JC Bach: Sinfonia in G minor, Op. 6, No. 6; JCF Bach: Sinfonia in D minor; WF Bach: Sinfonia in D major, F. 64; CPE Bach: Sinfonia, Wq. 177; Symphony in F major, Wq. 181 (H656)
Pasacaille PAS1074 54:33 mins
Whenever accepted musical norms are swept aside by the inexorable tide of time and taste, it is usually a far more lengthy and complex process than the headline-makers would have us believe. In the case of the embryonic symphony, far from being thrust into existence by ‘Papa’ Haydn, the burgeoning genre was developed in a number of major centres, each of which specialised in specific characteristics – most famously in the case of the Mannheim ‘skyrocket’, a rising, crescendoing figure designed to create a sense of excited anticipation. Between them, the four Bach sons (represented here) between them boasted major bouts of symphonic activity in Halle, Berlin, Bückeburg, Milan and London. What is so striking is not so much the tantalising sense of Haydn waiting in the wings, but the stylistic distance each son had travelled from their father within just a few years of his death in 1750.

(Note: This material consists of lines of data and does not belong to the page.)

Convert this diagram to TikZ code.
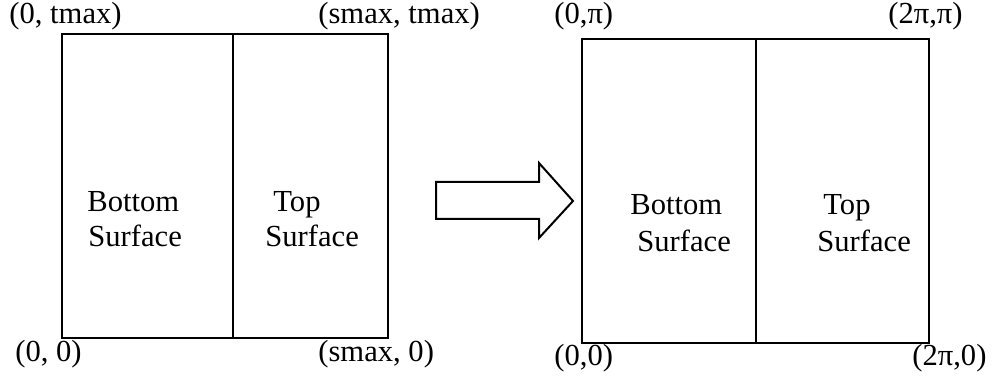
\documentclass[tikz,border=0pt]{standalone}
\usepackage{fontspec}
\setmainfont{Liberation Serif}
\begin{document}
\begin{tikzpicture}[x=0.5pt,y=-0.5pt,
  box/.style={line width=1pt},
  lbl/.style={anchor=base west,inner sep=0pt,font=\fontsize{15.3}{18}\selectfont},
  arr/.style={line width=1pt,line join=miter}]
\useasboundingbox (0,0) rectangle (992,378);
% left panel
\draw[box] (62,34) rectangle (388,338);
\draw[box] (233,34) -- (233,338);
% right panel
\draw[box] (582,39) rectangle (929,343);
\draw[box] (756,39) -- (756,343);
% block arrow
\draw[arr] (436,182) -- (539,182) -- (539,163) -- (573,201) -- (539,238) -- (539,219) -- (436,219) -- cycle;
% corner labels
\node[lbl] (l00) at (15,362) {(0, 0)};
\node[lbl] (l0t) at (9,24) {(0, tmax)};
\node[lbl] (lst) at (318,24) {(smax, tmax)};
\node[lbl] (ls0) at (318,362) {(smax, 0)};
\node[lbl] (r0p) at (554,24) {(0,π)};
\node[lbl] (r2p) at (888,24) {(2π,π)};
\node[lbl] (r00) at (554,366) {(0,0)};
\node[lbl] (r20) at (912,366) {(2π,0)};
% surface labels
\node[lbl] (lb1) at (87,212) {Bottom};
\node[lbl] (lb2) at (88,247) {Surface};
\node[lbl] (lt1) at (273,212) {Top};
\node[lbl] (lt2) at (265,247) {Surface};
\node[lbl] (rb1) at (630,215) {Bottom};
\node[lbl] (rb2) at (637,252) {Surface};
\node[lbl] (rt1) at (823,215) {Top};
\node[lbl] (rt2) at (817,252) {Surface};
\end{tikzpicture}
\end{document}
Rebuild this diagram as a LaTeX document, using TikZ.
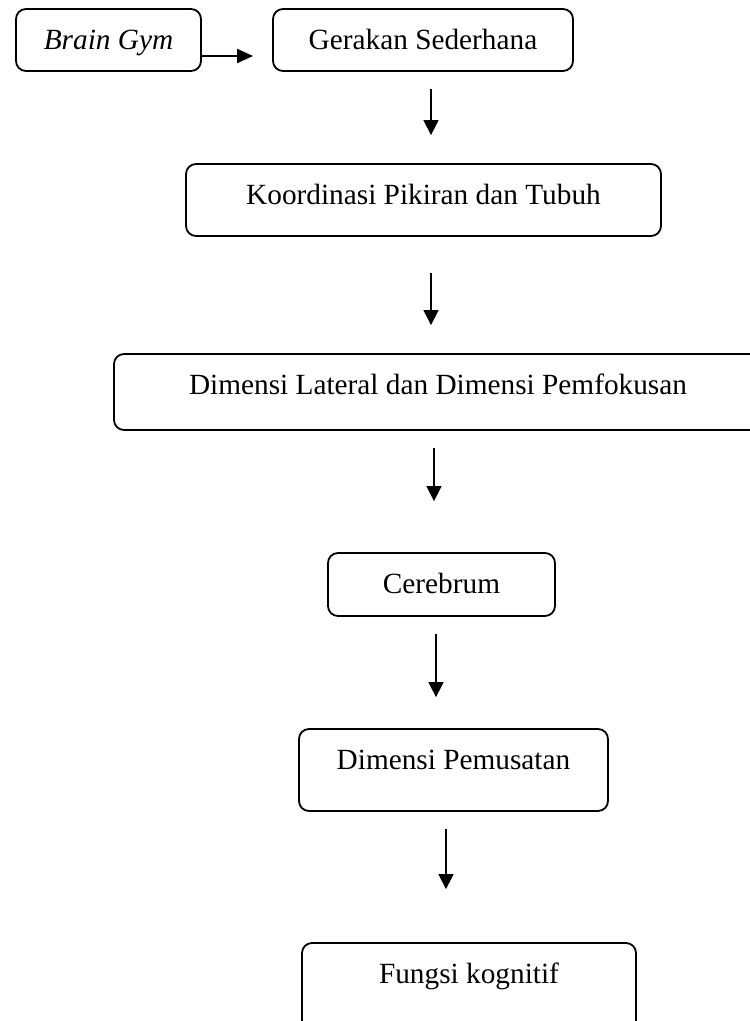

Also notable is the absence of late-Baroque counterpoint and textural intricacy, and the striking presence of an exhilarating fascination with simple melody and the ear-tweaking sonic potentialities of the early orchestra. The latter seems to be the recreative launchpad for the conductor-less, period-instrument Controcorrente Orchestra, who match each composer’s distinctive invention and audacity with playing of captivating verve and energy. Rather than display their textbook period-rhetoric credentials, the Controcorrente create the impression of responding with contemporary sensibilities – the minor-key angst which characterises over half the 15 movements here emerges not bewigged and powder-puffed, but with a striking sense of cutting-edge intensity. The bracing immediacy of the engineering provides a sonic metaphor for the playing itself.